German politician and theorist (1862–1936)

Heinrich Cunow (11 April 1862, in Schwerin, Mecklenburg-Schwerin - 20 August 1936) was a German Social Democratic Party politician and prominent Marxist theorist.

Cunow was originally against the First World War in 1914 but he changed his viewpoint. In 1915 he joined Paul Lensch and Konrad Haenisch in the Lensch-Cunow-Haenisch group. Cunow argued that German imperialism was progressive as antiquated methods of production by primitive people was swept aside by modernisation and industrial growth. In this period he denounced the statement by the Social Democratic parliamentary group in defence of a universal right of self-determination for all people. Rather than being a natural right, Cunow defended self-determination for nations with a higher and democratic culture, but opposed it when it provided a subterfuge behind which mere national aggrandisement lay hidden. In this he was opposed by Karl Kautsky.

He took over as editor the Social Democratic theoretical journal Die Neue Zeit when Kautsky split to join the Independent Social Democratic Party of Germany (USPD) in 1917 and held the position until 1923 following the merger of the USPD with the Majority Social Democratic Party of Germany. Cunow was appointed in 1919 as an associate professor of social sciences and economic history at the Frederick William University of Berlin.

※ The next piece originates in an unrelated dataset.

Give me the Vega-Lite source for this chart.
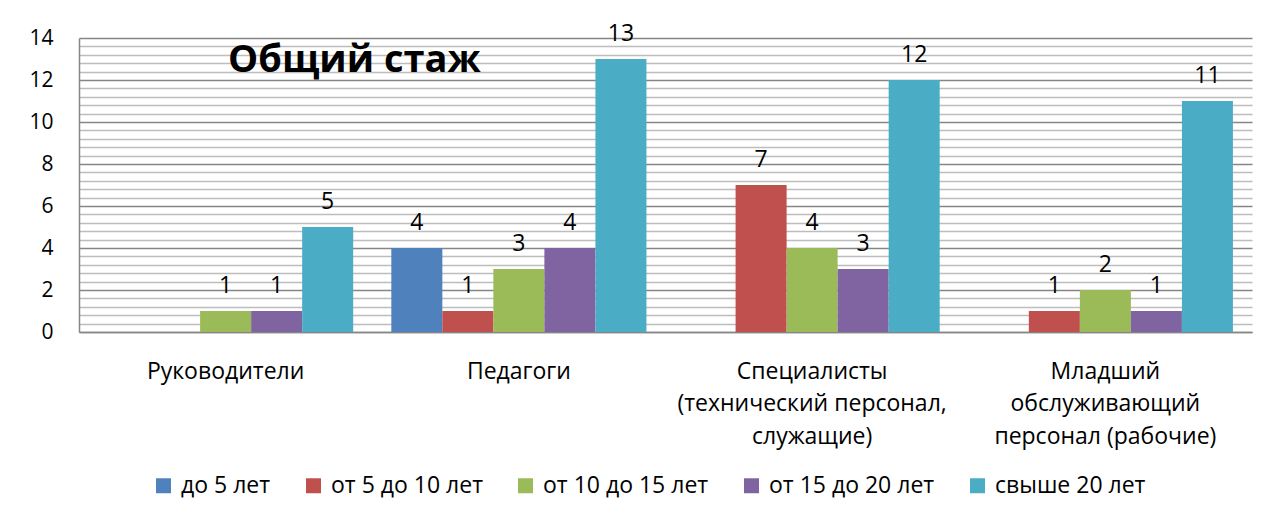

In 1933, after the Nazi Party came to power, Cunow lost his pension and his writings were publicly burned. On August 20, 1936, he died impoverished and forgotten in Berlin.

== Selected works ==
- Zur Urgeschichte der Ehe und Familie, 1912 - On the prehistory of marriage and family.
- Ursprung der Religion und des Gottesglaubens, 1913 - Origin of religion and the faith of God.
- Die Marxsche Geschichts-, Gesellschafts- und Staatstheorie; Grundzüge der Marxschen Soziologie, 1920/21 - Marxist theory of history, society and the state; principles of Marxist sociology.
- Geschichte und Kultur des Inkareiches; ein Beitrag zur Kulturgeschichte Altamerikas, 1935 - History and culture of the Incan Empire; a contribution to the cultural history of America.